Compilation album by Johnny Copeland
- Released: 1984
- Genre: Blues
- Label: Demon

Johnny Copeland chronology
| Make My Home Where I Hang My Hat (1982) | Texas Twister (1984) | Bringin' It All Back Home (1985) |

= Texas Twister (album) =

1984 album by Johnny Copeland

Texas Twister is an album by the American musician Johnny Copeland. It was released in 1984 on Demon Records in the United Kingdom, and Black & Blue Records in France. A CD with additional songs was released on Rounder Records in Canada in 1986. It is a compilation of four albums Copeland recorded for Rounder Records. It was produced by Dan Doyle. It was engineered by Michael Finlayson, who also played percussion. It was recorded at Unique Recording, New York City.

The album featured Copeland on guitar and vocals.

Stevie Ray Vaughan appears on the tracks "Don't Stop by the Creek, Son" and "When the Rain Starts Fallin'," on the Demon and Black and Blues releases. The latter does not appear on the 1986 CD release.

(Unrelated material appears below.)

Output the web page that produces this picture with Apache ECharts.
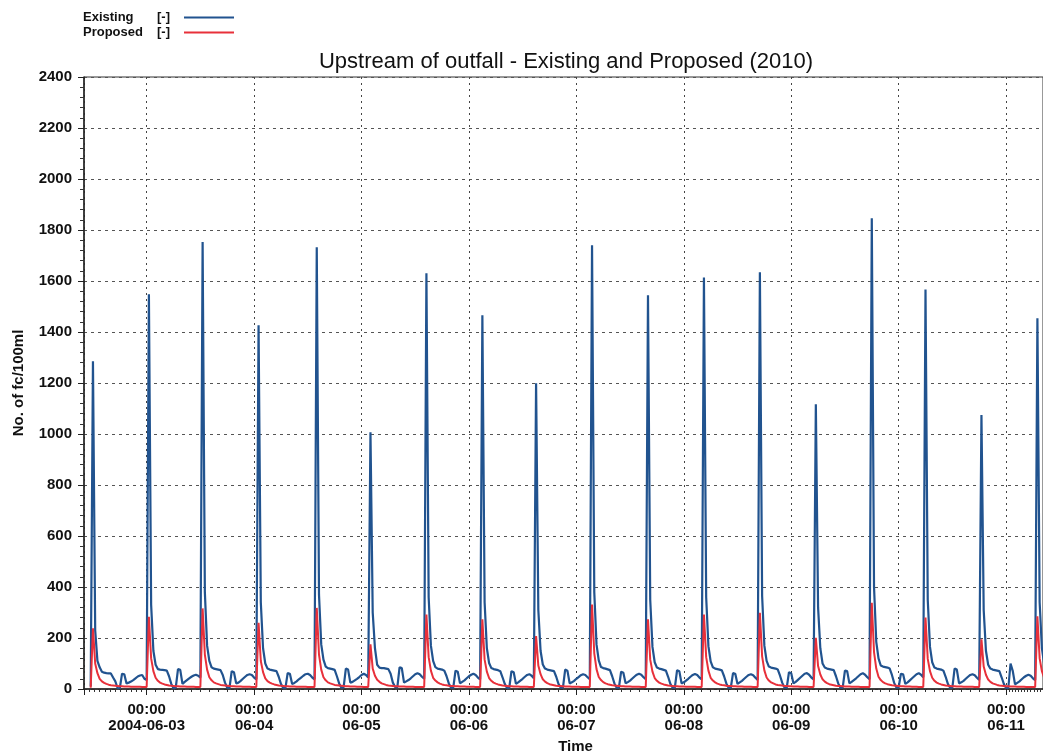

Other musicians appearing on the album include: Sam Furnace (alto saxophone & baritone saxophone), Brian Miller (bass), Jimmy Wormworth (drums on tracks 1, 3, 6, 7, 8, 9), Julian Vaughan (drums on tracks 2, 4, 5), Ken Vangel (piano), Joel Perry (rhythm guitar), Bert McGowan (tenor saxophone), George Lewis (trombone), Ben Bierman (trumpet), and John Pratt (trumpet).

==Critical reception==

The Washington Post wrote that the album "reasserts Copeland's prowess as a harsh blues shouter and earns him new respect as a songwriter". The Philadelphia Inquirer noted that "the playing is terrific—the presence of the tough horn section accentuates the asperity in Copeland's voice."

Professional ratings
Review scores
| Source | Rating |
| AllMusic | Star Half star |
| The Encyclopedia of Popular Music | Star |
| The Penguin Guide to Blues Recordings | Star |
| The Philadelphia Inquirer | Star |

==Track listing==
(on the 1984 Demon and Black and Blues releases)
1. "Midnight Fantasy"
2. "North Carolina"
3. "Don't Stop by the Creek, Son" (feat. Stevie Ray Vaughan)
4. "Excuses"
5. "Jessanne"
6. "Houston"
7. "When the Rain Starts Fallin'" (feat. Stevie Ray Vaughan)
8. "I De Go Now"
9. "Early in the Mornin'"

(on the 1986 Rounder release)
1. "Everybody Wants a Piece of Me"
2. "Copeland Special"
3. "It's My Own Tears"
4. "Claim Jumper"
5. "Natural Born Believer"
6. "Cold Outside"
7. "Honky Tonkin'"
8. "Love Utopia"
9. "Don't Stop by the Creek, Son" (feat. Stevie Ray Vaughan)
10. "Houston"
11. "I De Go Now"
12. "Excuses"
13. "Ngote"
14. "Kasavubu"
15. "Abidjan"

Note: An album with the same name (and cover) appears on the johnnycopeland.com website, but with completely different tracks listed and stating it was released in 1983.